Cross Land Borders Early
Land border crossings get exponentially slower as the day goes on. Buses, freight trucks and day-trippers stack up through the morning and early afternoon, and by midday a crossing that takes 20 minutes at opening can take two or three hours. Arriving right at opening time routinely cuts wait time at the busiest crossings by half or more.
Packing & Logistics
Nothing about packing cubes here. These three solve problems that only show up once you're already there.
Pack a Second, Empty Bag
Fold a lightweight duffel flat into your main bag before you leave. It solves the problem packing cubes can't: you bought more than you planned to, or you're bringing back gifts. It also doubles as a laundry separator on the way there, and as backup luggage if your primary bag ever gets damaged in transit.

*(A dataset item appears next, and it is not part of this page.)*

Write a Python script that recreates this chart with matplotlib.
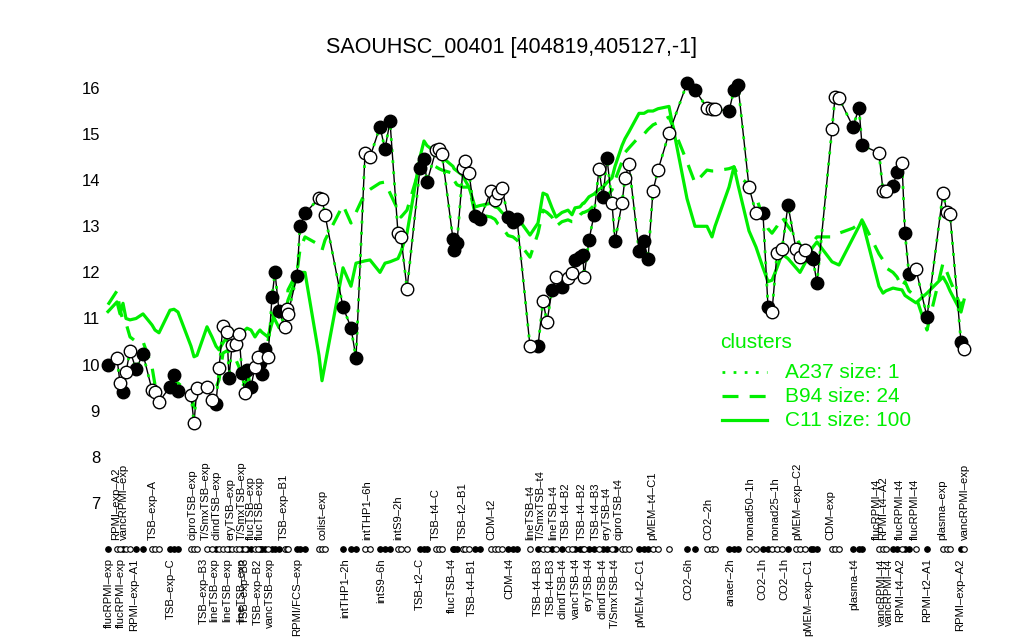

The Hotel Safe Is a Deterrent, Not a Vault
Hotel room safes can be opened by staff with a master code or override key, they're built for guest convenience, not real security. Use the safe for bulk cash or a backup card as a deterrent against casual opportunistic theft while you're out, but keep your passport and primary card on your person.
Ship, Don't Carry
Before you fly home with bulky souvenirs, weigh the box and compare international postal or courier rates to your airline's excess or overweight baggage fee. For anything heavy or awkwardly shaped, shipping is very often cheaper than checking an extra bag, and it means you're not hauling it through three more airports.
Connectivity & Timing
Getting online and picking the right week can matter more than almost anything else on this list.
Download Offline Maps Before You Land
Google Maps and Maps.me both let you download an area for offline use, cached streets, walking routes and your saved pins, all working from GPS alone with no data connection. Download the city you're flying into before you board, since airport wifi is frequently blocked, paid, or too slow to bother with.
eSIM Beats the Airport Kiosk
An eSIM lets you buy and activate mobile data before you even board, so you land already connected instead of hunting for a SIM kiosk in arrivals. The price is usually a fraction of what airport kiosks charge, and because it's a second, digital SIM, your physical home SIM stays active in the background for calls and two-factor codes.
The Off-Peak Booking Window
Shoulder season gets talked about constantly, but the real value sits in a narrower window most people miss: the one to two weeks right after a destination's peak season ends. Prices are already dropping and crowds are already thinning, but the weather hasn't turned yet. Target the exact week after a destination's peak, not its general season.
The Services Behind These Hacks
Every hack above works with nothing but the knowledge itself. These are the specific tools that make a few of them faster.
None of This Requires Luck
Every hack here trades a few minutes of setup for real money, time or safety saved. The 24-hour reprice window, the VPN price check, the decoy wallet, none of them are secrets exactly, they're just the parts of travel that don't fit neatly into a listicle. Now they do.